When I suggest to not worry about anything other than how this movement feels I usually sense some unspoken tension and resistance. The irony is that I am not asking anything much from them other than to tune into the sensation of their body. But the response seems rooted in that this request is some kind of over-self indulgence? This flags that there is a disconnection between mind and body. With age and with the modern day pace of life continually hurtling and gathering pace each day, we become so dissociated with what is happening in our bodies or even thinking that asking permission to stay somewhere or move in a way that feels good is not important or necessary and we default to naturally shutting it down. But truly for preservation, we need to blow the dust off and unearth what should be intrinsic.
Take the breath as an example. As infants and children we give little or no thought to our breathing.
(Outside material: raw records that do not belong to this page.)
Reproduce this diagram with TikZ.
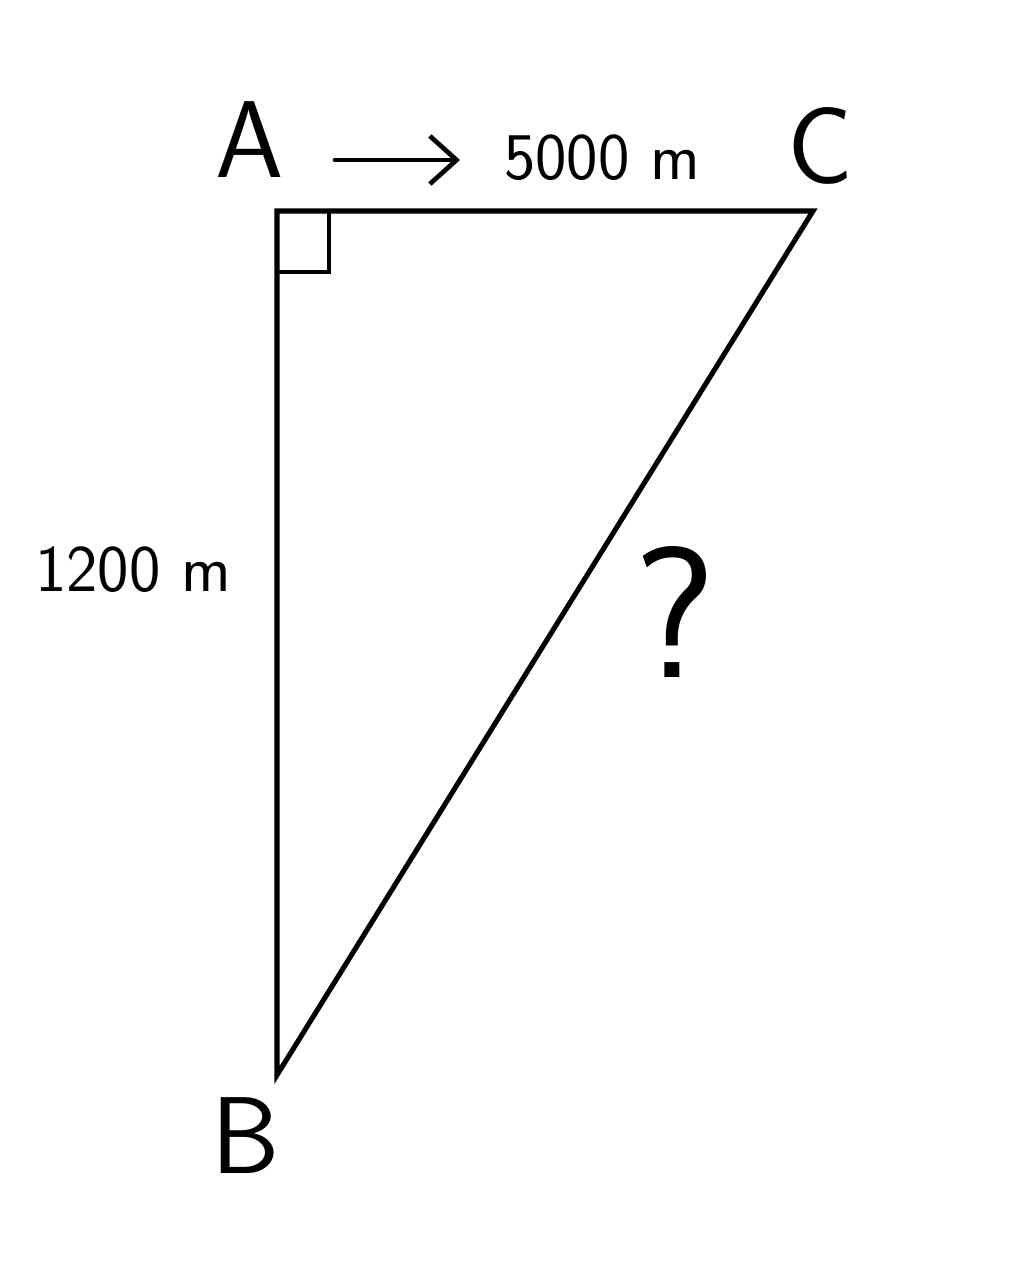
\documentclass[tikz,border=0pt]{standalone}
\usepackage{tikz}
\usetikzlibrary{arrows}
\usetikzlibrary{arrows.meta}
\renewcommand{\familydefault}{\sfdefault}

\begin{document}
\begin{tikzpicture}[x=0.75pt,y=0.75pt,yscale=-1,xscale=1,
  side/.style={line width=3.8pt,line join=miter},
  vtx/.style={inner sep=0.75pt,font=\fontsize{82}{82}\selectfont},
  lenlbl/.style={inner sep=0.75pt,font=\fontsize{50}{50}\selectfont}]
\useasboundingbox (0,0) rectangle (1024,1266);

%Vertices of the triangle
\coordinate (A) at (277,211);
\coordinate (C) at (813,211);
\coordinate (B) at (277,1075);

%Shape: Triangle
\draw [side] (A) -- (C) -- (B) -- cycle ;
%Shape: Square (right angle at A)
\draw [line width=3pt] (277,272) -- (329,272) -- (329,211) ;

%Straight Lines: direction arrow
\coordinate (arrS) at (335,160);
\coordinate (arrE) at (460,160);
\draw [line width=3.5pt,line cap=round,-{Straight Barb[length=20pt,width=36pt,line width=3.5pt]}] (arrS) -- (arrE) ;

% Text Node
\node [vtx] (lblA) at (250,140) {A};
\node [vtx] (lblC) at (820,146) {C};
\node [vtx] (lblB) at (246,1136) {B};
\node [lenlbl] (lblAC) at (602,158) {5000 m};
\node [lenlbl] (lblAB) at (133,570) {1200 m};
\node [inner sep=0.75pt,font=\fontsize{140}{140}\selectfont] (lblBC) at (675,612) {?};

\end{tikzpicture}
\end{document}
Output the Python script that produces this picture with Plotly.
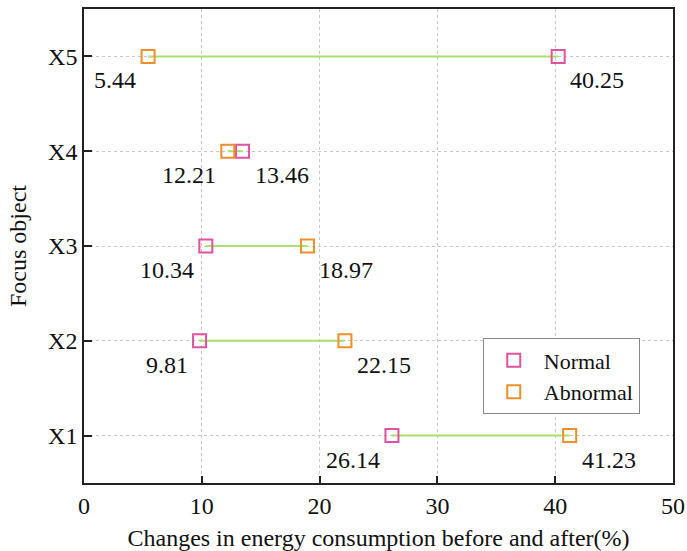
import plotly.graph_objects as go

categories = ["X1", "X2", "X3", "X4", "X5"]
normal = [26.14, 9.81, 10.34, 13.46, 40.25]
abnormal = [41.23, 22.15, 18.97, 12.21, 5.44]
x_ticks = [0, 10, 20, 30, 40, 50]

FONT = "Liberation Serif, Times New Roman, serif"
FS = 24
PINK = "#e2529f"
ORANGE = "#ef8e2a"
GREEN = "#a9e06b"

fig = go.Figure()

# connecting segments
lx, ly = [], []
for c, n, a in zip(categories, normal, abnormal):
    lx += [n, a, None]
    ly += [c, c, None]
fig.add_trace(go.Scatter(x=lx, y=ly, mode="lines", line=dict(color=GREEN, width=2),
                         showlegend=False, hoverinfo="skip"))

fig.add_trace(go.Scatter(x=normal, y=categories, mode="markers", name="Normal",
                         marker=dict(symbol="square-open", size=13, color=PINK,
                                     line=dict(width=2, color=PINK))))
fig.add_trace(go.Scatter(x=abnormal, y=categories, mode="markers", name="Abnormal",
                         marker=dict(symbol="square-open", size=13, color=ORANGE,
                                     line=dict(width=2, color=ORANGE))))

# value labels: smaller value below-left, larger value below-right
for c, n, a in zip(categories, normal, abnormal):
    lo, hi = min(n, a), max(n, a)
    fig.add_annotation(x=lo, y=c, text=f"{lo:.2f}", showarrow=False,
                       xanchor="right", yanchor="middle", xshift=-10, yshift=-24,
                       font=dict(family=FONT, size=FS, color="#111"))
    fig.add_annotation(x=hi, y=c, text=f"{hi:.2f}", showarrow=False,
                       xanchor="left", yanchor="middle", xshift=10, yshift=-24,
                       font=dict(family=FONT, size=FS, color="#111"))

fig.update_layout(
    width=687, height=551,
    margin=dict(l=84, r=14, t=9, b=68),
    paper_bgcolor="white", plot_bgcolor="white",
    font=dict(family=FONT, size=FS, color="#111"),
    legend=dict(x=0.677, y=0.305, xanchor="left", yanchor="top",
                bordercolor="#888", borderwidth=1, bgcolor="white",
                font=dict(family=FONT, size=22), itemwidth=50,
                tracegroupgap=0),
    xaxis=dict(range=[0, 50], tickvals=x_ticks, ticks="inside", ticklen=7,
               tickwidth=1.5, tickcolor="#222", automargin=False,
               showline=True, linecolor="#222", linewidth=1.5, mirror=True,
               showgrid=True, gridcolor="#c8c8c8", griddash="dot", gridwidth=1,
               zeroline=False,
               title=dict(text="Changes in energy consumption before and after(%)",
                          font=dict(family=FONT, size=FS)),
               tickfont=dict(family=FONT, size=FS)),
    yaxis=dict(range=[-0.5, 4.5], categoryorder="array", categoryarray=categories,
               type="category", ticks="inside", ticklen=8, tickwidth=1.5,
               tickcolor="#222", automargin=False,
               showline=True, linecolor="#222", linewidth=1.5, mirror=True,
               showgrid=True, gridcolor="#c8c8c8", griddash="dot", gridwidth=1,
               zeroline=False,
               title=dict(text="Focus object", font=dict(family=FONT, size=FS)),
               tickfont=dict(family=FONT, size=FS)),
)

fig.write_html("out.html", config={"displayModeBar": False},
               post_script="document.body.style.margin='0';")
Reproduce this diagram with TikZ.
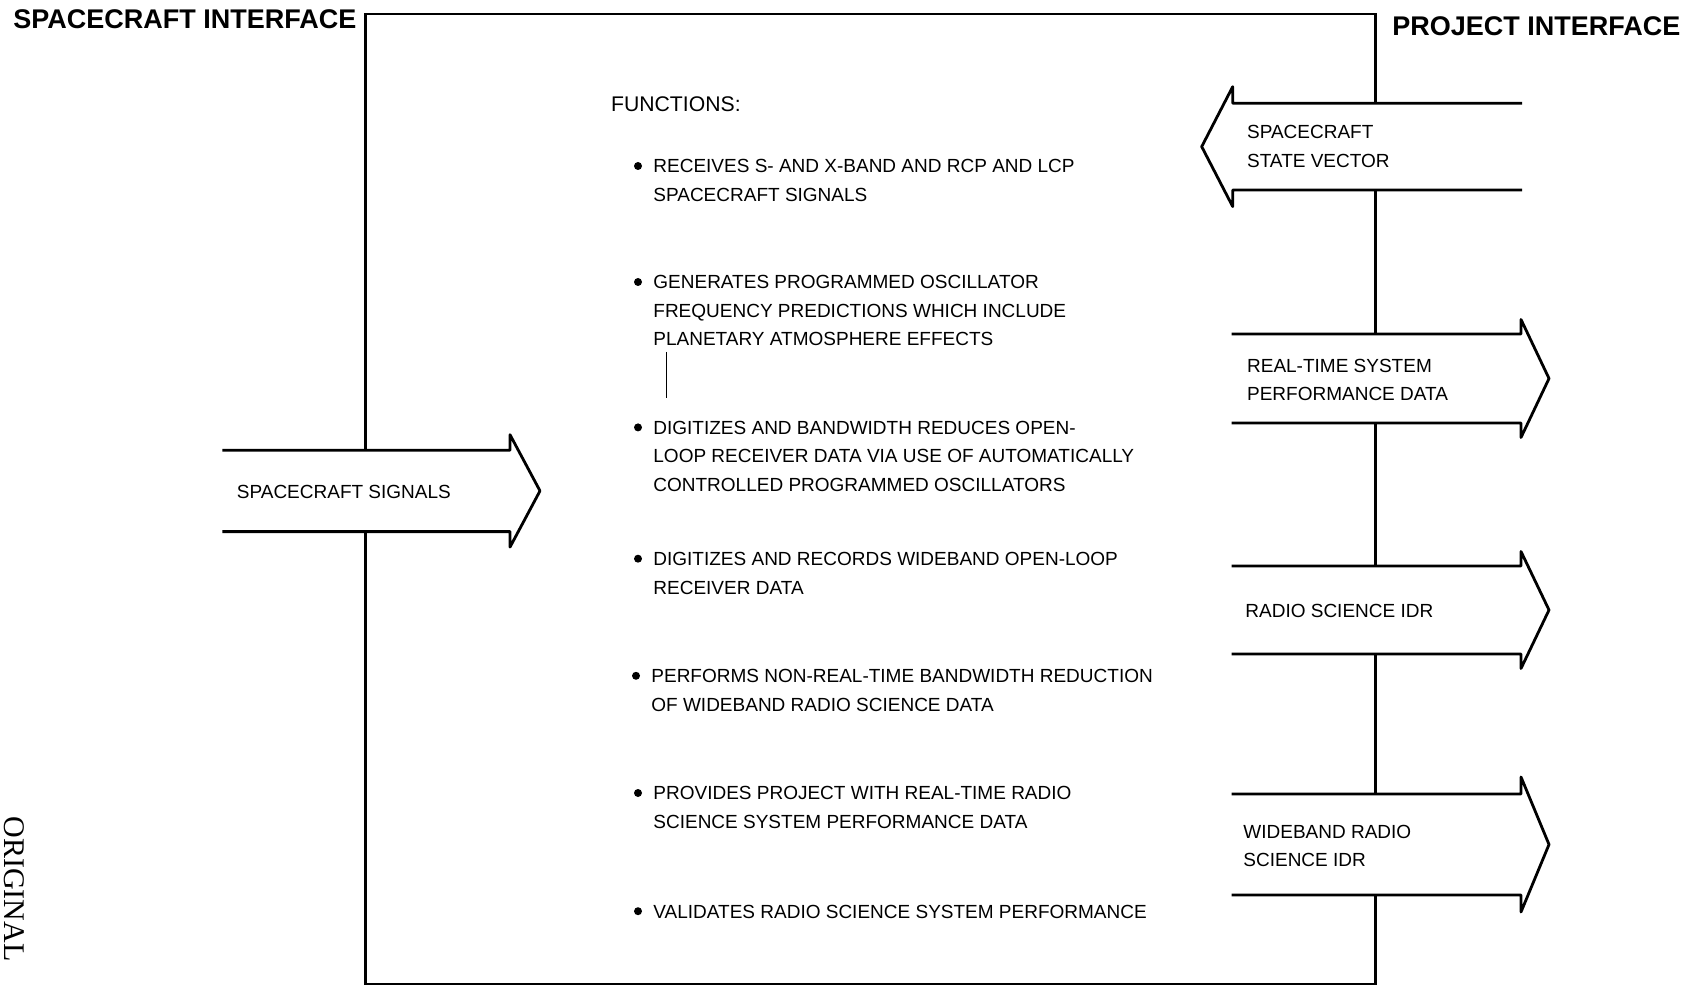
\documentclass[tikz,border=0pt]{standalone}
\usepackage{fontspec}
\setmainfont{Liberation Sans}
\newfontfamily\stampfont{Liberation Serif}
\newcommand\blockarrowR[6]{% xL, xB, xT, y1, y2, barb
  \fill[white] (#1,#4) -- (#2,#4) -- (#2,#4-#6) -- (#3,{(#4+#5)/2}) -- (#2,#5+#6) -- (#2,#5) -- (#1,#5) -- cycle;
  \draw[arrowline] (#1,#4) -- (#2,#4) -- (#2,#4-#6) -- (#3,{(#4+#5)/2}) -- (#2,#5+#6) -- (#2,#5) -- (#1,#5);}
\newcommand\blockarrowL[6]{% xR, xB, xT, y1, y2, barb
  \fill[white] (#1,#4) -- (#2,#4) -- (#2,#4-#6) -- (#3,{(#4+#5)/2}) -- (#2,#5+#6) -- (#2,#5) -- (#1,#5) -- cycle;
  \draw[arrowline] (#1,#4) -- (#2,#4) -- (#2,#4-#6) -- (#3,{(#4+#5)/2}) -- (#2,#5+#6) -- (#2,#5) -- (#1,#5);}
\begin{document}
\begin{tikzpicture}[x=0.5pt,y=-0.5pt,
  boxline/.style={line width=1.4pt},
  arrowline/.style={line width=1.4pt, line join=round},
  body/.style={font=\fontsize{9.5}{14.25}\selectfont, inner sep=0pt, align=left, anchor=north west},
  titletext/.style={font=\fontsize{13.5}{16}\selectfont\bfseries, inner sep=0pt, anchor=west},
  bullet/.style={fill=black}]
\useasboundingbox (0,0) rectangle (1701,988);
\fill[white] (0,0) rectangle (1701,988);

% main box
\draw[boxline] (365.6,14) rectangle (1375.5,984);

% block arrows
\blockarrowR{222.4}{510}{540}{450.2}{531.6}{15.5}
\blockarrowL{1522}{1232.7}{1201.7}{103.3}{190}{16.6}
\blockarrowR{1231.5}{1521}{1549}{334}{423}{14.5}
\blockarrowR{1231.5}{1521}{1549}{566}{654}{14.5}
\blockarrowR{1231.5}{1521}{1549}{794}{895}{17}

% titles
\node[titletext] (scif) at (13,19.5) {SPACECRAFT INTERFACE};
\node[titletext] (projif) at (1392,26) {PROJECT INTERFACE};

% arrow labels
\node[body] (sig) at (236.5,{491.5-6.8}) {SPACECRAFT SIGNALS};
\node[body] (sv) at (1246.7,{131.7-6.8}) {SPACECRAFT\\STATE VECTOR};
\node[body] (rt) at (1246.7,{365.5-6.8}) {REAL-TIME SYSTEM\\PERFORMANCE DATA};
\node[body] (idr) at (1245,{610.5-6.8}) {RADIO SCIENCE IDR};
\node[body] (wb) at (1243,{831.5-6.8}) {WIDEBAND RADIO\\SCIENCE IDR};

% functions
\node[body, font=\fontsize{10.6}{14}\selectfont] (fn) at (610.7,{104-7.6}) {FUNCTIONS:};

\fill[bullet] (638,166) circle (4);
\node[body] (f1) at (653,{166-6.8}) {RECEIVES S- AND X-BAND AND RCP AND LCP\\SPACECRAFT SIGNALS};
\fill[bullet] (638,282) circle (4);
\node[body] (f2) at (653,{282-6.8}) {GENERATES PROGRAMMED OSCILLATOR\\FREQUENCY PREDICTIONS WHICH INCLUDE\\PLANETARY ATMOSPHERE EFFECTS};
\draw[line width=0.5pt] (666,352) -- (666,398);
\fill[bullet] (638,427.4) circle (4);
\node[body] (f3) at (653,{427.4-6.8}) {DIGITIZES AND BANDWIDTH REDUCES OPEN-\\LOOP RECEIVER DATA VIA USE OF AUTOMATICALLY\\CONTROLLED PROGRAMMED OSCILLATORS};
\fill[bullet] (638,558.7) circle (4);
\node[body] (f4) at (653,{558.7-6.8}) {DIGITIZES AND RECORDS WIDEBAND OPEN-LOOP\\RECEIVER DATA};
\fill[bullet] (636,675.8) circle (4);
\node[body] (f5) at (651,{675.8-6.8}) {PERFORMS NON-REAL-TIME BANDWIDTH REDUCTION\\OF WIDEBAND RADIO SCIENCE DATA};
\fill[bullet] (638,793) circle (4);
\node[body] (f6) at (653,{793-6.8}) {PROVIDES PROJECT WITH REAL-TIME RADIO\\SCIENCE SYSTEM PERFORMANCE DATA};
\fill[bullet] (638,911.2) circle (4);
\node[body] (f7) at (653,{911.2-6.8}) {VALIDATES RADIO SCIENCE SYSTEM PERFORMANCE};

% stamp
\node[font=\stampfont\fontsize{15}{15}\selectfont, rotate=-90, anchor=base west, inner sep=0pt] (stamp) at (4,816) {ORIGINAL};
\end{tikzpicture}
\end{document}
We breathe as we should because we are more carefree. As we get older we lose the ability to breathe fully and healthily. We don’t embrace all of the breathing apparatus and the breath tends to consistently dip in quality which over time, causes damage to our physiology. When I suggest in breath work that when we breathe in we should be inflating the belly and on the exhalation be reducing the belly and drawing it in, it is staggering how many people tell me they breathe in the opposite way.
Perhaps you feel particularly good after a big sigh or a large yawn. Both are signs that the breath has been stifled; that physical bodily intervention is a very intuitive way of your own body resetting the breath because your mind has become accustomed to ignoring it.
But back to playfulness. Numerous studies show that young children learn best when they are playing rather than having academia whipped into and around them from a young age. Play is the proven method of how young children learn and make sense of the world around them. While they are having fun, they are working on critical parts of their development like building motor, cognitive, social and emotional skills. We were all kids once so does this mean play has no benefits as an adult? If it was fundamental to us then can’t we logically rediscover that joy as adults? It should not cease as we foray into the ‘adulting’ thing.
Think back to when you were small. What did you used to love doing or what did you love playing with when you were small? Perhaps it was a toy or a bike or a book that springs to mind. Can you even remember? Perhaps it was zoning out at the really bad quality picture on a black and white TV, family game shows or comedians that were doing the rounds at the time, probably falling over. Or perhaps it was playing very basic computer games - Chuckie Egg and Lemmings on the Commodore 64 with a JOYSTICK for me. Maybe it was Pac-Man or Pinball. Or maybe it was a certain film (Dirty Dancing), Saturday morning TV (Fraggle Rock) or perhaps listening to vinyls or Madonna cassettes on your Sony walkman with bright orange foam earphones singing really badly out loud. Really think back and I bet it brings a smile to your face.
Of course we cannot revisit and fully experience all of this as we did growing up but even plucking the memory from the abyss stirs warmth and nostalgia. It invites us back to a time when all we worried about was what we were going to do with our day or who or what we would play with. No big worries about logistics, money, career, kids, self doubt, anxiety or generally getting through your daily list of things so that you ‘get shit done.’
As I reflect here on this, I realise that I and those before me are the last crop of people who know what is is like to live in a world pre-internet and pre-over-connectivity.
Our childhood was marked by periods of boredom where we had to go out of our way to find creative ways to spend our time - the amount of energy you would have to drum up with your imagination about how to spend time was extraordinary. Or actually you just knew and were happy to pause in the boredom and revel in the daydream or the dawdling about. So there at our root, the capacity and the capability must still be there. We just got lost on our path doom scrolling and being stiff in our minds as the years ticked by and as a result the bodies followed suit.
So channel playfulness. Hark back to that feeling of what you used to love doing as a kid and ask yourself, what could I do that could recreate that feeling in this crazy world that asks us never to stop or be still. That iteration of you that lurks somewhere, who says: REMEMBER ALL THIS STUFF YOU REALLY LIKE? And there like the happy baby is the license to stop adulting even for a few seconds but that actually, might become addictive.
Personally I’d have Tender Heart Bear in one arm and my glow worm in the other and I’d be lying on an itchy blanket in the garden trying to articulate the shape of the fleeting clouds in the sky. Those majestic puffs of transient shapes, so romantic and so humbling hoping to catch sight of a real life Care Bear in a rainbow shaped arc.